* [TO BE DONE]:
Review the material line by line. Identify and copy every line that contains the string "matplotlib".

* [INFORMATION SHOWN]:
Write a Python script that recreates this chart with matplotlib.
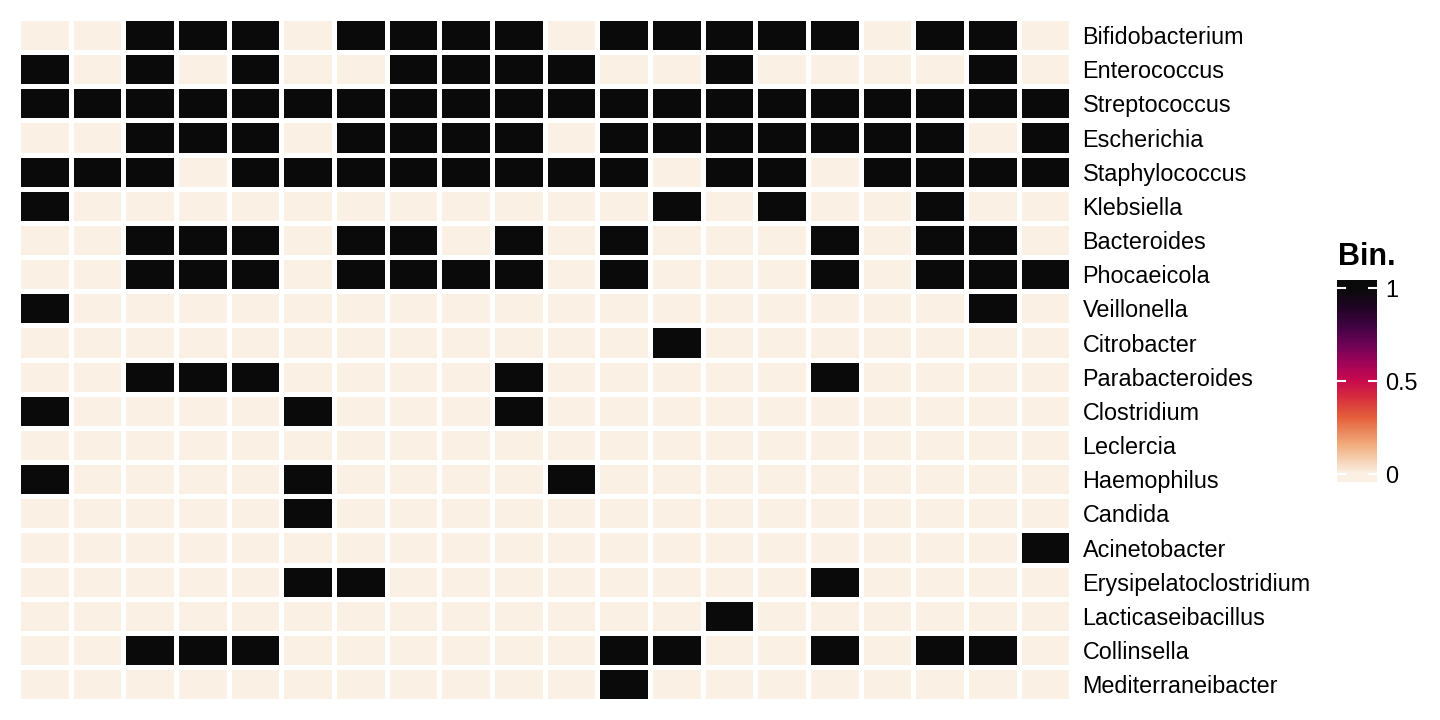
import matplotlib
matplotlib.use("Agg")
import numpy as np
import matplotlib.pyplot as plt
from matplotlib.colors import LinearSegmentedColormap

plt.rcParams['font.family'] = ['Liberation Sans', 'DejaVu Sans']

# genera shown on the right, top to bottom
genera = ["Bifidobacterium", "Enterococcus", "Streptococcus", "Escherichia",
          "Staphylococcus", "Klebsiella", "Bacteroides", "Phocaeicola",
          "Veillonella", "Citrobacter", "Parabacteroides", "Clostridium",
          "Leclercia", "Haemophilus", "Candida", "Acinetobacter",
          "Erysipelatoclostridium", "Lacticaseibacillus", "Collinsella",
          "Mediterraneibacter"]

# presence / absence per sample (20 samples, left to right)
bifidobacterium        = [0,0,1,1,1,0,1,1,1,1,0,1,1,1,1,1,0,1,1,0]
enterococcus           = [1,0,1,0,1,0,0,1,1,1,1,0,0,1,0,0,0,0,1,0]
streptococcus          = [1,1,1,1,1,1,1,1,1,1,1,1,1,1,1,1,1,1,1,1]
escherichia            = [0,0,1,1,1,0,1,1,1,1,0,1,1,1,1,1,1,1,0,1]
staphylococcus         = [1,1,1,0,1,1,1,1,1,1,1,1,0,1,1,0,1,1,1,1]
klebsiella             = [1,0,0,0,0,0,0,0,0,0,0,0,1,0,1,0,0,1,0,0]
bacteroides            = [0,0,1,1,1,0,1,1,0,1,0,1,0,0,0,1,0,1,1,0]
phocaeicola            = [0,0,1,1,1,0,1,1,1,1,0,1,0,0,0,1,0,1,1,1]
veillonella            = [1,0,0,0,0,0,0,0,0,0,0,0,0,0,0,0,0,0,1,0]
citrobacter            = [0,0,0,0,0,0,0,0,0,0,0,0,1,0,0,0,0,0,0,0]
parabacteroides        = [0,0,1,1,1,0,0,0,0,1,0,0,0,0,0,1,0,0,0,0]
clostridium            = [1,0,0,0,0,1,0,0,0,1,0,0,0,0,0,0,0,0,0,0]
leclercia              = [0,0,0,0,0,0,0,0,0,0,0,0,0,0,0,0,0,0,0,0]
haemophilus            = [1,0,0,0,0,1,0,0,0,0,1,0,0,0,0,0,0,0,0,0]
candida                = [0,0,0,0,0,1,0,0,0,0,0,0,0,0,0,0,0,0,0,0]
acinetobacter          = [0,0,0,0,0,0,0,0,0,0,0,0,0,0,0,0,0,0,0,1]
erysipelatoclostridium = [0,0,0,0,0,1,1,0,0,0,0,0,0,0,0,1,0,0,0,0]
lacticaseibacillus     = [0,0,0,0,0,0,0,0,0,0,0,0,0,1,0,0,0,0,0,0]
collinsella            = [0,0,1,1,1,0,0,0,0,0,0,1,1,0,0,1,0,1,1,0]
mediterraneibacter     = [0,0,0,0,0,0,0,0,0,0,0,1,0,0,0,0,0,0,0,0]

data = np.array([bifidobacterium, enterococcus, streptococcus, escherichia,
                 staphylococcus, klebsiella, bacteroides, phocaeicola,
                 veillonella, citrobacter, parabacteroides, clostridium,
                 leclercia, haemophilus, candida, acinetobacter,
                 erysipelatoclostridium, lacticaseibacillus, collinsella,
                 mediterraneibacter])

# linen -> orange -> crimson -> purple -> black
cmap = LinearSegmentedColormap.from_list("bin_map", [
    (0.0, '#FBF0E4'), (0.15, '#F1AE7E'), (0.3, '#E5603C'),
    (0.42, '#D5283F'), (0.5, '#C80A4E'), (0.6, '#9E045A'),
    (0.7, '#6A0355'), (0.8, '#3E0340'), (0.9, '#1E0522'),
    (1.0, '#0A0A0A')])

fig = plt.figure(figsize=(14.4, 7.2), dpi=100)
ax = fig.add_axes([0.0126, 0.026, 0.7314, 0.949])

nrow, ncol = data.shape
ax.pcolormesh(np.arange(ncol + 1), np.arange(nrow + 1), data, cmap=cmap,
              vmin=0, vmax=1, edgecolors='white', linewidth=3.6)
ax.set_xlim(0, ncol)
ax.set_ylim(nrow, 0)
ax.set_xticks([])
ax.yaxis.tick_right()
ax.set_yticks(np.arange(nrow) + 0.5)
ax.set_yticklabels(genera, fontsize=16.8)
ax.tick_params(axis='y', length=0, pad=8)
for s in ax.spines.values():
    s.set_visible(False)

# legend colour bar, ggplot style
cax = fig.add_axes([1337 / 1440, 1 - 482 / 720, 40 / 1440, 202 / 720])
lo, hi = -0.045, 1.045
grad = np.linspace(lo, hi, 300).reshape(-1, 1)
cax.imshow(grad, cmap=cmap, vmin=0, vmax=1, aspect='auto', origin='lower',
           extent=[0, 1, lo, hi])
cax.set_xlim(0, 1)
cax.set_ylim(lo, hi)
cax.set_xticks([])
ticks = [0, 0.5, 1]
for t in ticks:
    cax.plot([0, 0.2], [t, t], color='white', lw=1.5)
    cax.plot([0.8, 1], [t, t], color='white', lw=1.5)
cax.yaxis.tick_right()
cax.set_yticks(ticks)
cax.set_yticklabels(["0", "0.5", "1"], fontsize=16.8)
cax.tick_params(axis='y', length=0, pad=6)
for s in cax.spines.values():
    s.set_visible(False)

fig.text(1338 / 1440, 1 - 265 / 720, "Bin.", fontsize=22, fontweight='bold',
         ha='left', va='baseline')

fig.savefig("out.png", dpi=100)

* [SOLVED PROBLEM]:
Write a Python script that recreates this chart with matplotlib.
import matplotlib
matplotlib.use("Agg")
import matplotlib.pyplot as plt
from matplotlib.colors import LinearSegmentedColormap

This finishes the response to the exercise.